At its core: Trust = Reliability × Fair Pricing × Accessibility × Consistency of Experience
- Reliability: Guaranteed start, no interruptions, availability
- Fair Pricing: Willingness to pay in context, not as an absolute metric
- Accessibility: Ease of access, maneuverability, signage, safety, infrastructure
- Consistency: Uniform experience across time and locations
These factors don’t add up—they multiply. A single failure in one area destroys trust entirely. This is where the real market mechanics begin.
From Trust to Profitability
Scalable profitability doesn’t come from price wars. It comes from volume. And volume comes from repeat use, not marketing.
The critical chain: Trust → Repeat Use → Utilization → Volume → Fixed Cost Dilution → ROI
For users, the question is: “Will I come back here?” For providers: “Am I consistently utilized?”
Both perspectives describe the same system. Trust is not a soft factor. It’s not a marketing gimmick. It’s the structural driver of scaling.
Strategy Over Planning
Today, many providers implicitly follow a growth logic: more locations, more coverage, more presence. But growth is not a competitive advantage, a safeguard, or a strategy—it’s an outcome.

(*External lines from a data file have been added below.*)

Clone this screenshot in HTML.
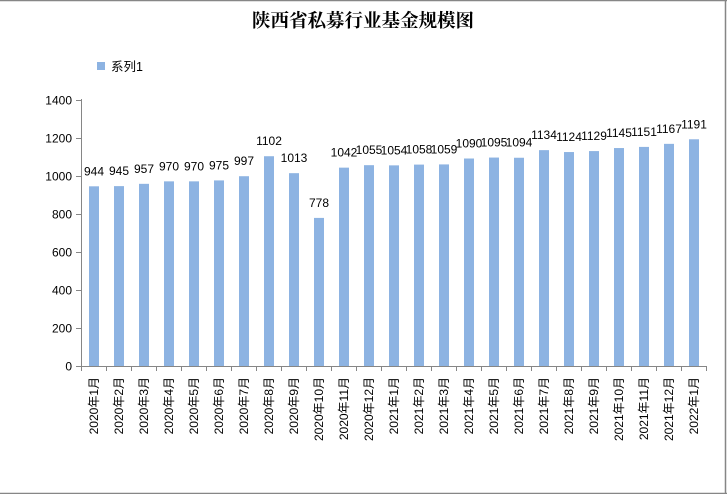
<!DOCTYPE html>
<html><head><meta charset="utf-8"><style>
html,body{margin:0;padding:0;background:#fff;}
svg{display:block;}
text{font-family:"Liberation Sans","Noto Sans CJK SC",sans-serif;fill:#000;}
</style></head><body>
<svg width="727" height="494" viewBox="0 0 727 494" xmlns="http://www.w3.org/2000/svg">
<rect x="0" y="0" width="727" height="494" fill="#fff"/>
<line x1="0" y1="0.5" x2="727" y2="0.5" stroke="#868686" stroke-width="1.5"/>
<line x1="725.5" y1="0" x2="725.5" y2="494" stroke="#868686" stroke-width="1.5"/>
<line x1="0" y1="493.5" x2="727" y2="493.5" stroke="#868686" stroke-width="1.5"/>
<text x="363" y="27" text-anchor="middle" style="font-family:'Liberation Serif','Noto Serif CJK SC',serif;font-weight:bold;font-size:18.5px;">陕西省私募行业基金规模图</text>
<rect x="97" y="62" width="8" height="8" fill="#8db3e2"/>
<text x="111" y="71" style="font-size:12.5px;">系列1</text>
<g stroke="#868686" stroke-width="1" fill="none">
<line x1="81.5" y1="99" x2="81.5" y2="366"/>
<line x1="81" y1="366.5" x2="706" y2="366.5"/>
</g>
<g id="yt" stroke="#868686" stroke-width="1"></g>
<g id="yl" font-size="12" text-anchor="end"></g>
<g id="bars" fill="#8db3e2"></g>
<g id="xt" stroke="#868686" stroke-width="1"></g>
<g id="dl" font-size="12" text-anchor="middle"></g>
<g id="xl" font-size="12" text-anchor="end"></g>
</svg>
<script>
(function(){
var ns="http://www.w3.org/2000/svg";
function el(t,a,txt){var e=document.createElementNS(ns,t);for(var k in a)e.setAttribute(k,a[k]);if(txt!==undefined)e.textContent=txt;return e;}
var y0=366,sc=266.5/1400;
var yt=document.getElementById('yt'),yl=document.getElementById('yl');
for(var v=0;v<=1400;v+=200){var y=Math.round(y0-v*sc)+0.5;
yt.appendChild(el('line',{x1:76,y1:y,x2:81,y2:y}));
yl.appendChild(el('text',{x:72,y:y+4},String(v)));}
var data=[944,945,957,970,970,975,997,1102,1013,778,1042,1055,1054,1058,1059,1090,1095,1094,1134,1124,1129,1145,1151,1167,1191];
var labs=[];
for(var m=1;m<=12;m++)labs.push('2020年'+m+'月');
for(var m=1;m<=12;m++)labs.push('2021年'+m+'月');
labs.push('2022年1月');
var b=document.getElementById('bars'),xt=document.getElementById('xt'),dl=document.getElementById('dl'),xl=document.getElementById('xl');
for(var i=0;i<=25;i++){var x=81+25*i+0.5;xt.appendChild(el('line',{x1:x,y1:366,x2:x,y2:371}));}
for(var i=0;i<data.length;i++){
var cx=81+25*i+13;var top=y0-data[i]*sc;
b.appendChild(el('rect',{x:cx-5,y:top,width:10,height:y0-top}));
dl.appendChild(el('text',{x:cx,y:top-11},String(data[i])));
var t=el('text',{x:0,y:0,transform:'translate('+(cx+4)+',377) rotate(-90)'},labs[i]);
xl.appendChild(t);}
})();
</script>
</body></html>
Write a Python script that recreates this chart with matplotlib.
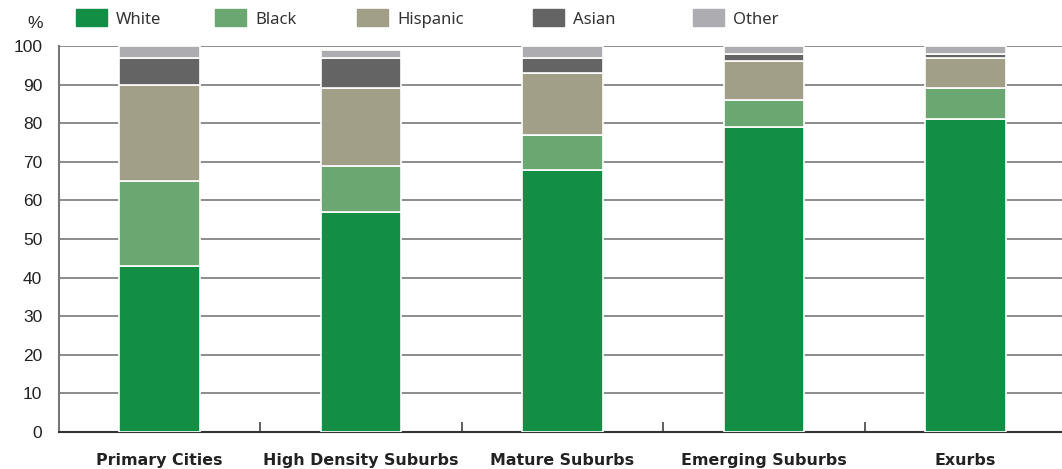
import numpy as np
import matplotlib
matplotlib.use("Agg")
import matplotlib.pyplot as plt
from matplotlib.patches import Rectangle

categories = ["Primary Cities", "High Density Suburbs", "Mature Suburbs", "Emerging Suburbs", "Exurbs"]
white = [43, 57, 68, 79, 81]
black = [22, 12, 9, 7, 8]
hispanic = [25, 20, 16, 10, 8]
asian = [7, 8, 4, 2, 1]
other = [3, 2, 3, 2, 2]

series = ["White", "Black", "Hispanic", "Asian", "Other"]
colours = ["#128f45", "#6aa771", "#a29f88", "#646464", "#adadb1"]
yticks = [0, 10, 20, 30, 40, 50, 60, 70, 80, 90, 100]

W, H = 1062, 469
fig = plt.figure(figsize=(W / 100, H / 100), dpi=100)
ax = fig.add_axes([59 / W, (H - 432) / H, (W - 59) / W, (432 - 46) / H])

x = np.arange(len(categories))
bottom = np.zeros(len(categories))
for vals, col in zip([white, black, hispanic, asian, other], colours):
    ax.bar(x, vals, width=0.4, bottom=bottom, color=col, edgecolor="white",
           linewidth=1.2, zorder=3)
    bottom += np.array(vals)

ax.set_xlim(-0.5, 4.48)
ax.set_ylim(0, 100)
ax.set_yticks(yticks)
ax.set_yticklabels([str(v) for v in yticks], fontsize=12.5, family="Liberation Sans", color="#222222")
ax.tick_params(axis="y", length=0, pad=12)
for v in yticks[1:]:
    ax.axhline(v, color="#6e6e6e", lw=1.1, zorder=1)

ax.set_xticks(x)
ax.set_xticklabels(categories, fontsize=11.4, fontweight="bold", family="DejaVu Sans", color="#222222")
ax.tick_params(axis="x", which="major", length=0, pad=15)
ax.set_xticks(x[:-1] + 0.5, minor=True)
ax.tick_params(axis="x", which="minor", direction="in", length=7, width=1.2, color="#444444")

for s in ["top", "right"]:
    ax.spines[s].set_visible(False)
ax.spines["left"].set_color("#777777")
ax.spines["left"].set_linewidth(1.5)
ax.spines["bottom"].set_color("#333333")
ax.spines["bottom"].set_linewidth(1.5)

fig.text(43 / W, 1 - 23 / H, "%", ha="right", va="center", fontsize=12.5,
         family="Liberation Sans", color="#222222")

# legend drawn by hand along the top
patch_x = [76, 215, 357, 533, 693]
for px, name, col in zip(patch_x, series, colours):
    fig.patches.append(Rectangle((px / W, 1 - 26 / H), 31 / W, 17 / H,
                                 transform=fig.transFigure, color=col))
    fig.text((px + 40) / W, 1 - 20 / H, name, ha="left", va="center",
             fontsize=12, family="Noto Sans", color="#333333")

fig.savefig("out.png", dpi=100)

As Roger Martin argues, only two viable strategies exist: differentiation or low cost. In charging, there’s no true low-cost path, and few providers are genuinely differentiated.
The result:
- Similar products
- Similar performance
- Similar prices
- No clear choice
In this environment, price becomes a substitute for strategy—and price wars erode substance.
The only defensible lever? Frictionless, consistent, predictable trust. Not as marketing. As a strategic choice.
Series Structure
This series examines charging infrastructure from four angles:
- User Perspective: Why users don’t pay for kilowatt-hours—they pay for trust.
- Provider Perspective: Why charging infrastructure fails not on price, but on utilization and fixed costs.
- Market Logic: Why utilization and trust are two sides of the same system.
- Strategy: Why growth is not a strategy, and why providers are structurally vulnerable.
All four parts build on the same framework and ask: How can charging infrastructure become scalable, stable, and economically viable?
Conclusion
Charging infrastructure won’t fail because of technology, performance, or quantity. It will succeed where trust is built—and fail where it’s lost.
In the end, no column, tariff, or spec sheet decides the outcome. Just one daily question: “Will I return?”
Key Takeaways
- Charging infrastructure today fails not on tech, but on trust, friction, and lack of strategic choice.
- Scaling depends not on the number of stations, but on repeat use, utilization, and volume.
- Trust is not a soft factor—it’s the structural driver of profitability.
- Price wars signal a lack of strategy, not market maturity.
- This series doesn’t describe a product model—it reveals the market mechanics behind acceptance, utilization, and scaling.
- The central question across all four parts: How can charging infrastructure become sustainably profitable?